¿Quién no ha gritado alguna vez a sus hijos? Se quiera reconocer o no, los padres y madres saben que alguna vez, o muchas, gritan a sus hijos. Cierto es que la vorágine del día a día, las prisas, los atascos, el estrés de la casa, el trabajo, de llegar a fin de mes..., favorece que podamos estallar con una palabra más alta que la otra cuando un hijo no hace caso a la petición de sus padres. Al final, el estrés de los padres lo pagan los hijos.
Según Tania García, experta en Educación Respetuosa y asesora familiar, educar con gritos, no es más que un sistema fácil y cómodo al que recurren los padres. Es decir, «como no tienen otras herramientas, deciden hacer uso de aquello que han conocido cuando ellos eran pequeños, aunque no se sientan bien llevándolo a cabo».

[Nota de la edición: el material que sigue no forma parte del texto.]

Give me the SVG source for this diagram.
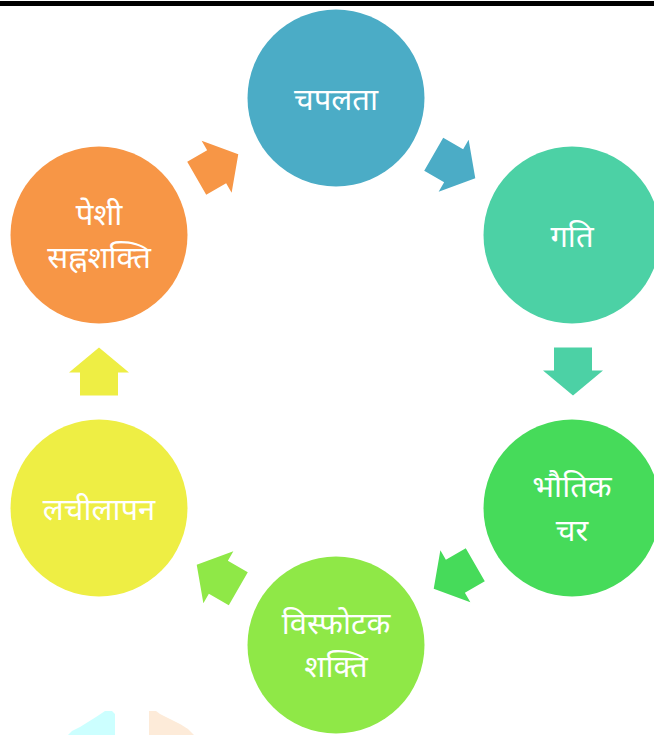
<svg xmlns="http://www.w3.org/2000/svg" width="654" height="735" viewBox="0 0 654 735">
<style>
.lbl{fill:#fff;font-family:"Noto Sans","Noto Sans Devanagari","Lohit Devanagari",sans-serif;font-size:31px;text-anchor:middle}
</style>
<defs>
<path id="arr" d="M-19,-24 H19 V-1 H30 L0,24 L-30,-1 H-19 Z"/>
</defs>
<rect width="654" height="735" fill="#fff"/>
<rect x="0" y="1" width="654" height="5" fill="#000"/>
<polygon points="68,735 72,731 80,727 88,722 96,717 105,711 112,711 115,714 115,735" fill="#ccffff"/>
<polygon points="149,735 149,711 156,711 160,714 170,719 180,724 188,729 194,735" fill="#fdebd9"/>
<g id="connectors">
<use href="#arr" fill="#4bacc6" transform="translate(454.5,166.3) rotate(-60)"/>
<use href="#arr" fill="#4cd1a5" transform="translate(573,371.5) rotate(0)"/>
<use href="#arr" fill="#46db5a" transform="translate(454.5,576.7) rotate(60)"/>
<use href="#arr" fill="#8fe847" transform="translate(217.5,576.7) rotate(120)"/>
<use href="#arr" fill="#eeee44" transform="translate(99,371.5) rotate(180)"/>
<use href="#arr" fill="#f79646" transform="translate(217.5,166.3) rotate(240)"/>
</g>
<g id="n1"><circle cx="336" cy="98" r="88.5" fill="#4bacc6"/><text class="lbl" x="336" y="110">चपलता</text></g>
<g id="n2"><circle cx="572" cy="235" r="88.5" fill="#4cd1a5"/><text class="lbl" x="572" y="247">गति</text></g>
<g id="n3"><circle cx="572" cy="508" r="88.5" fill="#46db5a"/><text class="lbl" x="572" y="497">भौतिक</text><text class="lbl" x="572" y="541">चर</text></g>
<g id="n4"><circle cx="336" cy="645" r="88.5" fill="#8fe847"/><text class="lbl" x="336" y="634">विस्फोटक</text><text class="lbl" x="336" y="677">शक्ति</text></g>
<g id="n5"><circle cx="99" cy="508" r="88.5" fill="#eeee44"/><text class="lbl" x="99" y="520">लचीलापन</text></g>
<g id="n6"><circle cx="99" cy="235" r="88.5" fill="#f79646"/><text class="lbl" x="99" y="225">पेशी</text><text class="lbl" x="99" y="268">सह्नशक्ति</text></g>
</svg>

Cada vez es más habitual encontrar familias que resuelvan todo a gritos y parece imposible una vuelta atrás, a las conversaciones y negociaciones sin elevar la voz. Tania García, invita a los padres a reflexionar sobre este asunto porque, como ella misma apunta, las consecuencias negativas de los gritos a nuestros hijos son múltiples; los beneficios, ninguno. «Educar gritando les aporta: malestar constante, estrés, problemas de concentración, desmotivación, frustración, rabia, baja autoestima, desatención, mal ejemplo (si gritamos, ellos gritarán), y un largo etcétera».